Given task: Transcribe the data in full and exactly, omitting any pictures.

Material provided:
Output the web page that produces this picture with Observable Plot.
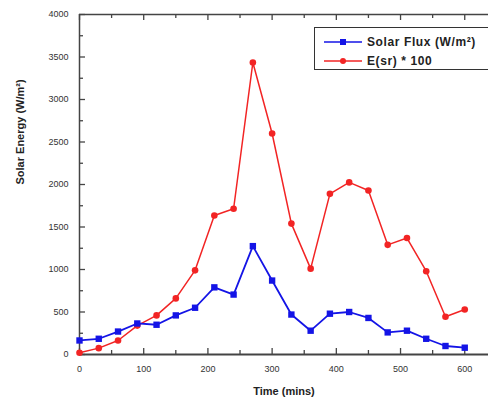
<!DOCTYPE html>
<html>
<head>
<meta charset="utf-8">
<script src="https://cdn.jsdelivr.net/npm/d3@7"></script>
<script src="https://cdn.jsdelivr.net/npm/@observablehq/plot@0.6"></script>
<style>
  html, body { margin: 0; padding: 0; background: #fff; overflow: hidden; }
  #wrap { position: relative; width: 488px; height: 404px; overflow: hidden; }
  #legend { position: absolute; left: 314px; top: 27px; width: 200px; height: 43px;
    border: 1.3px solid #333; background: #fff; box-sizing: border-box;
    font: bold 12px "Liberation Sans", Arial, sans-serif; letter-spacing: 0.6px; color: #222; }
  .row { position: absolute; left: 8px; height: 15px; display: flex; align-items: center; white-space: nowrap; }
  .row svg { margin-right: 4px; }
</style>
</head>
<body>
<div id="wrap"></div>
<script>
const time = [0,30,60,90,120,150,180,210,240,270,300,330,360,390,420,450,480,510,540,570,600];
const solarFlux = [165,185,270,365,350,460,550,790,705,1275,870,470,280,480,500,430,260,280,185,100,80];
const esr100 = [20,75,165,340,460,660,990,1635,1715,3435,2600,1540,1010,1890,2025,1930,1290,1370,980,445,530];
const seriesNames = ["Solar Flux (W/m\u00b2)", "E(sr) * 100"];
const seriesColors = ["#1414e6", "#f22424"];
const xMajor = [0,100,200,300,400,500,600];
const xMinor = [50,150,250,350,450,550];
const yMajor = [0,500,1000,1500,2000,2500,3000,3500,4000];
const yMinor = [250,750,1250,1750,2250,2750,3250,3750];
const xLabel = "Time (mins)";
const yLabel = "Solar Energy (W/m\u00b2)";

const fluxData = time.map((t, i) => ({t, v: solarFlux[i]}));
const esrData = time.map((t, i) => ({t, v: esr100[i]}));

const xMax = 637, yMax = 4000;
const pxX = (488 - 79) / xMax;
const pxY = (404 - 14 - 50) / yMax;
const fmt = d3.format("d");

const chart = Plot.plot({
  width: 488, height: 404,
  marginLeft: 79, marginRight: 0, marginTop: 14, marginBottom: 50,
  style: {fontFamily: "'Liberation Sans', Arial, sans-serif", background: "#fff"},
  x: {domain: [0, xMax]},
  y: {domain: [0, yMax]},
  marks: [
    Plot.ruleY([0], {stroke: "#444", strokeWidth: 2}),
    Plot.ruleY([yMax], {stroke: "#444", strokeWidth: 1.5}),
    Plot.ruleX([0], {stroke: "#444", strokeWidth: 1.5}),
    Plot.ruleX(xMajor, {x: d => d, y1: 0, y2: 6 / pxY, stroke: "#444", strokeWidth: 1.3}),
    Plot.ruleX(xMinor, {x: d => d, y1: 0, y2: 4 / pxY, stroke: "#444", strokeWidth: 1.3}),
    Plot.ruleX(xMajor, {x: d => d, y1: yMax, y2: yMax - 6 / pxY, stroke: "#444", strokeWidth: 1.3}),
    Plot.ruleX(xMinor, {x: d => d, y1: yMax, y2: yMax - 4 / pxY, stroke: "#444", strokeWidth: 1.3}),
    Plot.ruleY(yMajor, {y: d => d, x1: 0, x2: 6 / pxX, stroke: "#444", strokeWidth: 1.3}),
    Plot.ruleY(yMinor, {y: d => d, x1: 0, x2: 4 / pxX, stroke: "#444", strokeWidth: 1.3}),
    Plot.axisX({ticks: xMajor, tickSize: 0, tickPadding: 11, fontSize: 9, fill: "#333", label: null, tickFormat: fmt}),
    Plot.axisY({ticks: yMajor, tickSize: 0, tickPadding: 11, fontSize: 9, fill: "#333", label: null, tickFormat: fmt}),
    Plot.text([xLabel], {frameAnchor: "bottom", dy: 40, fontSize: 11, fontWeight: "bold", fill: "#222"}),
    Plot.text([yLabel], {frameAnchor: "left", dx: -59, rotate: -90, fontSize: 11, fontWeight: "bold", fill: "#222"}),
    Plot.line(esrData, {x: "t", y: "v", stroke: seriesColors[1], strokeWidth: 1.5}),
    Plot.dot(esrData, {x: "t", y: "v", fill: seriesColors[1], r: 3.3, symbol: "circle"}),
    Plot.line(fluxData, {x: "t", y: "v", stroke: seriesColors[0], strokeWidth: 1.8}),
    Plot.dot(fluxData, {x: "t", y: "v", fill: seriesColors[0], r: 3.6, symbol: "square"})
  ]
});

const wrap = document.getElementById("wrap");
wrap.appendChild(chart);

const legend = document.createElement("div");
legend.id = "legend";
legend.innerHTML = seriesNames.map((name, i) => `
  <div class="row" style="top:${6 + i * 19}px">
    <svg width="40" height="10">
      <line x1="1" y1="5" x2="39" y2="5" stroke="${seriesColors[i]}" stroke-width="1.5"/>
      ${i === 0 ? `<rect x="17" y="2" width="6" height="6" fill="${seriesColors[i]}"/>` : `<circle cx="20" cy="5" r="3" fill="${seriesColors[i]}"/>`}
    </svg>
    <span>${name}</span>
  </div>`).join("");
wrap.appendChild(legend);
</script>
</body>
</html>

Expected answer:
Output the web page that produces this picture with Observable Plot.
<!DOCTYPE html>
<html>
<head>
<meta charset="utf-8">
<script src="https://cdn.jsdelivr.net/npm/d3@7"></script>
<script src="https://cdn.jsdelivr.net/npm/@observablehq/plot@0.6"></script>
<style>
  html, body { margin: 0; padding: 0; background: #fff; overflow: hidden; }
  #wrap { position: relative; width: 488px; height: 404px; overflow: hidden; }
  #legend { position: absolute; left: 314px; top: 27px; width: 200px; height: 43px;
    border: 1.3px solid #333; background: #fff; box-sizing: border-box;
    font: bold 12px "Liberation Sans", Arial, sans-serif; letter-spacing: 0.6px; color: #222; }
  .row { position: absolute; left: 8px; height: 15px; display: flex; align-items: center; white-space: nowrap; }
  .row svg { margin-right: 4px; }
</style>
</head>
<body>
<div id="wrap"></div>
<script>
const time = [0,30,60,90,120,150,180,210,240,270,300,330,360,390,420,450,480,510,540,570,600];
const solarFlux = [165,185,270,365,350,460,550,790,705,1275,870,470,280,480,500,430,260,280,185,100,80];
const esr100 = [20,75,165,340,460,660,990,1635,1715,3435,2600,1540,1010,1890,2025,1930,1290,1370,980,445,530];
const seriesNames = ["Solar Flux (W/m\u00b2)", "E(sr) * 100"];
const seriesColors = ["#1414e6", "#f22424"];
const xMajor = [0,100,200,300,400,500,600];
const xMinor = [50,150,250,350,450,550];
const yMajor = [0,500,1000,1500,2000,2500,3000,3500,4000];
const yMinor = [250,750,1250,1750,2250,2750,3250,3750];
const xLabel = "Time (mins)";
const yLabel = "Solar Energy (W/m\u00b2)";

const fluxData = time.map((t, i) => ({t, v: solarFlux[i]}));
const esrData = time.map((t, i) => ({t, v: esr100[i]}));

const xMax = 637, yMax = 4000;
const pxX = (488 - 79) / xMax;
const pxY = (404 - 14 - 50) / yMax;
const fmt = d3.format("d");

const chart = Plot.plot({
  width: 488, height: 404,
  marginLeft: 79, marginRight: 0, marginTop: 14, marginBottom: 50,
  style: {fontFamily: "'Liberation Sans', Arial, sans-serif", background: "#fff"},
  x: {domain: [0, xMax]},
  y: {domain: [0, yMax]},
  marks: [
    Plot.ruleY([0], {stroke: "#444", strokeWidth: 2}),
    Plot.ruleY([yMax], {stroke: "#444", strokeWidth: 1.5}),
    Plot.ruleX([0], {stroke: "#444", strokeWidth: 1.5}),
    Plot.ruleX(xMajor, {x: d => d, y1: 0, y2: 6 / pxY, stroke: "#444", strokeWidth: 1.3}),
    Plot.ruleX(xMinor, {x: d => d, y1: 0, y2: 4 / pxY, stroke: "#444", strokeWidth: 1.3}),
    Plot.ruleX(xMajor, {x: d => d, y1: yMax, y2: yMax - 6 / pxY, stroke: "#444", strokeWidth: 1.3}),
    Plot.ruleX(xMinor, {x: d => d, y1: yMax, y2: yMax - 4 / pxY, stroke: "#444", strokeWidth: 1.3}),
    Plot.ruleY(yMajor, {y: d => d, x1: 0, x2: 6 / pxX, stroke: "#444", strokeWidth: 1.3}),
    Plot.ruleY(yMinor, {y: d => d, x1: 0, x2: 4 / pxX, stroke: "#444", strokeWidth: 1.3}),
    Plot.axisX({ticks: xMajor, tickSize: 0, tickPadding: 11, fontSize: 9, fill: "#333", label: null, tickFormat: fmt}),
    Plot.axisY({ticks: yMajor, tickSize: 0, tickPadding: 11, fontSize: 9, fill: "#333", label: null, tickFormat: fmt}),
    Plot.text([xLabel], {frameAnchor: "bottom", dy: 40, fontSize: 11, fontWeight: "bold", fill: "#222"}),
    Plot.text([yLabel], {frameAnchor: "left", dx: -59, rotate: -90, fontSize: 11, fontWeight: "bold", fill: "#222"}),
    Plot.line(esrData, {x: "t", y: "v", stroke: seriesColors[1], strokeWidth: 1.5}),
    Plot.dot(esrData, {x: "t", y: "v", fill: seriesColors[1], r: 3.3, symbol: "circle"}),
    Plot.line(fluxData, {x: "t", y: "v", stroke: seriesColors[0], strokeWidth: 1.8}),
    Plot.dot(fluxData, {x: "t", y: "v", fill: seriesColors[0], r: 3.6, symbol: "square"})
  ]
});

const wrap = document.getElementById("wrap");
wrap.appendChild(chart);

const legend = document.createElement("div");
legend.id = "legend";
legend.innerHTML = seriesNames.map((name, i) => `
  <div class="row" style="top:${6 + i * 19}px">
    <svg width="40" height="10">
      <line x1="1" y1="5" x2="39" y2="5" stroke="${seriesColors[i]}" stroke-width="1.5"/>
      ${i === 0 ? `<rect x="17" y="2" width="6" height="6" fill="${seriesColors[i]}"/>` : `<circle cx="20" cy="5" r="3" fill="${seriesColors[i]}"/>`}
    </svg>
    <span>${name}</span>
  </div>`).join("");
wrap.appendChild(legend);
</script>
</body>
</html>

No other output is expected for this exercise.